Postdoctoral Fellow in Geology at Lund University

Lund University has an opening postdoctoral researcher position in environmental sciences. The funds for this fellowship are available for three years. Potential candidates should apply before January 15, 2019.

The Faculty of Science conducts research and education within Biology, Astronomy, Physics, Geosciences, Chemistry, Mathematics and Environmental Sciences. The Faculty is organized into nine departments, gathered in the northern campus area. The Faculty has approximately 1500 students, 330 PhD students and 700 employees.

The Department of Geology has a long and successful history of research with an international reputation throughout the entire geological field and offers nationally leading undergraduate programmes at Bachelor's and Master's levels. About 40 researchers/teachers and 20 research students are active at the department, which consists of two sub-departments: Quaternary Sciences, and Lithosphere and Biosphere Sciences.

It is widely recognized that the emergence and expansion of silica biomineralization in the oceans has affected evolutionary competition for dissolved Si (DSi). This resulted in changes in the global biogeochemical cycles of silica, carbon and other nutrients that regulate ocean productivity and ultimately climate. Today, low DSi reflects its efficient uptake by pelagic silicifiers, principally diatoms. However, little is known about how shifting DSi concentrations from biological uptake have changed in the oceans during the last billion years of Earth's history. In addition, the inputs of DSi, especially from weathering and tectonic processes, has varied over time. The major goal of the overall project is to investigate the interactions between biosilicification in organisms and the environment and how these interactions have evolved through Earth's history.

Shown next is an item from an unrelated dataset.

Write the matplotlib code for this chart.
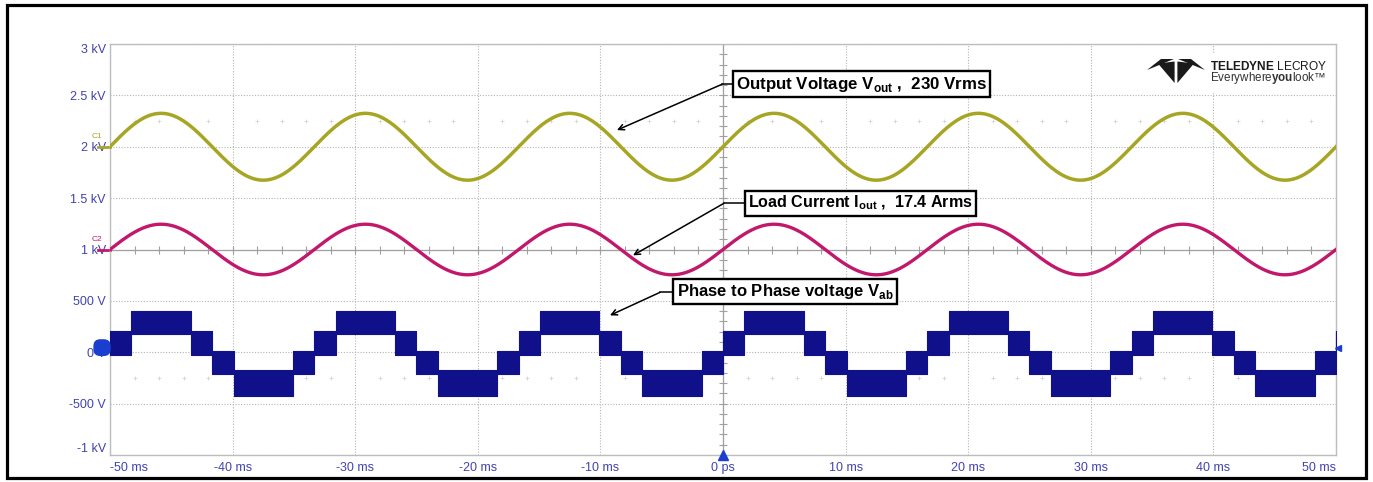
import numpy as np
import matplotlib
matplotlib.use("Agg")
import matplotlib.pyplot as plt
from matplotlib.patches import Polygon, Rectangle, FancyBboxPatch
from matplotlib.transforms import Affine2D

plt.rcParams['font.family'] = ['Liberation Sans', 'DejaVu Sans']
plt.rcParams['mathtext.fontset'] = 'custom'
plt.rcParams['mathtext.rm'] = 'Liberation Sans'
plt.rcParams['mathtext.bf'] = 'Liberation Sans:bold'

# scope readings
freq_hz = 60.0
v_out_rms = 230.0        # C1, output voltage
i_out_rms = 17.4         # C2, load current
c1_offset = 2000.0       # V on screen
c2_offset = 1000.0
c2_volts_per_amp = 10.0

# C3 phase-to-phase voltage, one period: step start (ms) and PWM band limits (V)
c3_step_ms = [0.0, 1.75, 6.58, 8.33, 10.08, 14.92]
c3_band_hi = [205, 400, 205, 10, -175, 10]
c3_band_lo = [-25, 180, -25, -215, -425, -215]

x_ticks = [-50, -40, -30, -20, -10, 0, 10, 20, 30, 40, 50]
x_labels = ['-50 ms', '-40 ms', '-30 ms', '-20 ms', '-10 ms', '0 ps',
            '10 ms', '20 ms', '30 ms', '40 ms', '50 ms']
y_ticks = [-1000, -500, 0, 500, 1000, 1500, 2000, 2500, 3000]
y_labels = ['-1 kV', '-500 V', '0 V', '500 V', '1 kV', '1.5 kV', '2 kV', '2.5 kV', '3 kV']

YELLOW = '#A6A624'
PINK = '#C2186C'
NAVY = '#10108A'
LABEL = '#4242B0'

W, H = 1373, 482
fig = plt.figure(figsize=(W / 100, H / 100), dpi=100)
px = Affine2D().scale(1 / W, -1 / H).translate(0, 1) + fig.transFigure

ax = fig.add_axes([110 / W, 1 - 455 / H, (1336 - 110) / W, (455 - 44) / H])
ax.set_xlim(-50, 50)
ax.set_ylim(-1000, 3000)

# grid
ax.set_xticks(x_ticks, x_labels)
ax.set_yticks(y_ticks, y_labels)
ax.grid(True, color='#B4B4B4', linestyle=(0, (1, 1.5)), linewidth=0.8)
ax.set_axisbelow(True)
for s in ax.spines.values():
    s.set_color('#BDBDBD')
    s.set_linewidth(1.0)
ax.tick_params(length=0, labelsize=9, labelcolor=LABEL)
ax.tick_params(axis='y', pad=3)
ax.tick_params(axis='x', pad=5)
xl = ax.get_xticklabels()
xl[0].set_ha('left')
xl[-1].set_ha('right')
yl = ax.get_yticklabels()
yl[0].set_va('bottom')
yl[-1].set_va('top')

# centre cross with minor ticks
ax.axvline(0, color='#A0A0A0', lw=0.9, zorder=1)
ax.axhline(1000, color='#A0A0A0', lw=0.9, zorder=1)
minor_x = np.arange(-50, 51, 2)
minor_y = np.arange(-1000, 3001, 100)
ax.plot(np.zeros_like(minor_y), minor_y, ls='none', marker='_', ms=6,
        mew=0.8, color='#A0A0A0', zorder=1)
ax.plot(minor_x, np.full_like(minor_x, 1000), ls='none', marker='|', ms=6,
        mew=0.8, color='#A0A0A0', zorder=1)
dot_x = minor_x[minor_x % 10 != 0]
for row in (2250, -250):
    ax.plot(dot_x, np.full(dot_x.shape, row), ls='none', marker='+', ms=2.5,
            mew=0.5, color='#CFCFCF', zorder=1)

# C1 / C2 sine traces
t = np.linspace(-50, 50, 4001)
w = 2 * np.pi * freq_hz / 1000.0
c1 = c1_offset + v_out_rms * np.sqrt(2) * np.sin(w * t)
c2 = c2_offset + i_out_rms * np.sqrt(2) * c2_volts_per_amp * np.sin(w * t)
ax.plot(t, c1, color=YELLOW, lw=2.5, zorder=3)
ax.plot(t, c2, color=PINK, lw=2.4, zorder=3)

# C3 staircase, repeated over the time window
period = 1000.0 / freq_hz
edges, hi, lo = [], [], []
for k in range(-3, 3):
    for s, h, l in zip(c3_step_ms, c3_band_hi, c3_band_lo):
        edges.append(k * period + s)
        hi.append(h)
        lo.append(l)
edges.append(50.0)
hi.append(hi[0])
lo.append(lo[0])
ax.fill_between(edges, lo, hi, step='post', color=NAVY, lw=0.8, zorder=3)

# channel markers
ax.plot([-51.0, -50], [c1_offset, c1_offset], color=YELLOW, lw=2, clip_on=False)
ax.plot([-51.0, -50], [c2_offset, c2_offset], color=PINK, lw=2, clip_on=False)
ax.text(-51.1, c1_offset + 100, 'C1', color=YELLOW, fontsize=6, ha='center', va='center')
ax.text(-51.1, c2_offset + 100, 'C2', color=PINK, fontsize=6, ha='center', va='center')
ax.add_patch(FancyBboxPatch((-51.3, -30), 1.3, 150, boxstyle='round,pad=0,rounding_size=0.5',
                            mutation_aspect=120, color='#1A3FD0', clip_on=False, zorder=4))
ax.plot([0], [-1000], marker='^', ms=7, color='#1A3FD0', clip_on=False, zorder=5)
ax.plot([50.2], [37], marker='<', ms=4, color='#1A3FD0', clip_on=False, zorder=5)

# annotations
box = dict(boxstyle='square,pad=0.2', fc='white', ec='black', lw=1.7)
arrow = dict(arrowstyle='->', color='black', lw=1.1, shrinkA=0, shrinkB=0)
notes = [
    (r'Output Voltage V$_{\mathbf{out}}$ ,  230 Vrms', (11.3, 2610), 12.2,
     [(1.14, 2608), (-0.08, 2608)], (-8.65, 2162)),
    (r'Load Current I$_{\mathbf{out}}$ ,  17.4 Arms', (11.2, 1450), 11.6,
     [(1.8, 1450), (0.08, 1450)], (-7.34, 943)),
    (r'Phase to Phase voltage $\mathbf{V}_{\mathbf{ab}}$', (5.06, 590), 12.0,
     [(-4.08, 583), (-5.14, 583)], (-9.22, 359)),
]
for label, pos, size, path, tip in notes:
    ax.text(pos[0], pos[1], label, fontsize=size, fontweight='bold', ha='center',
            va='center', bbox=box, zorder=6)
    ax.plot([p[0] for p in path], [p[1] for p in path], color='black', lw=1.1, zorder=5)
    ax.annotate('', xy=tip, xytext=path[-1], arrowprops=arrow, zorder=5)

# logo
fig.patches.append(Rectangle((1140, 53), 194, 40, transform=px, fc='white', ec='none', zorder=2))
for poly in ([(1147, 70), (1161, 59), (1174, 59)],
             [(1205, 70), (1191, 59), (1178, 59)],
             [(1158, 63.5), (1174.6, 61.5), (1174.6, 83)],
             [(1194, 63.5), (1177.4, 61.5), (1177.4, 83)]):
    fig.patches.append(Polygon(poly, closed=True, transform=px, fc='#1A1A1A', ec='none', zorder=3))
fig.text(1210 / W, 1 - 66 / H, r'$\mathbf{TELEDYNE}$ LECROY', fontsize=8.6, color='#1A1A1A',
         ha='left', va='center', zorder=4)
fig.text(1210 / W, 1 - 78 / H, r'Everywhere$\mathbf{you}$look™', fontsize=8.4,
         color='#333333', ha='left', va='center', zorder=4)

# outer frame
fig.patches.append(Rectangle((6.5, 4.5), 1359.5, 473, transform=px, fill=False,
                             ec='black', lw=2.3, zorder=10))

fig.savefig('out.png', dpi=100, facecolor='white')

For more information see Conley et al. 2017, Frontiers in Marine Science ( Tasks

The Post Doctoral research is part of a larger interdisciplinary research project in collaboration with scientists from Jarone Pinhassi's research group at the Centre for Ecology and Evolution in Microbial model Systems (EEMiS) at Linnaeus University providing expertise in ecology, evolution, and microbiology. The research will utilize stable isotope measurements of biosilicification in fossil material from deep time together with supporting geochemical and geological proxies. Stable isotopes will be measured by both ICP-MS and by SIMS. The geochemical data will be interpreted in the framework of depositional and diagenetic timing of Si precipitation provided by geological observations to explore the changes in environmental and oceanic DSi concentrations through time. The candidate must hold a PhD in the geosciences, including Geology, Biogeochemistry, Oceanography or another closely related field. The award of the PhD degree should not be more than three years. Practical experience with relevant analytical techniques (multi-collector ICP-MS, ion exchange chromatography) and experimental geochemistry is an advantage. Knowledge of stable isotope geochemistry is a requirement and experience in the use of SIMS is preferable. The candidate should have the ability to work at other locations (weeks to months) including the University of Bristol, UK and the Natural History Museum, Stockholm for the measurement of stable isotopes. The candidate should be fluent in written and spoken English. In addition, the candidate should have good communication skills and the ability to work in a research group (team work), but also independently. Application

The application shall contain the following, a CV, a cover letter and a copy of your PhD exam.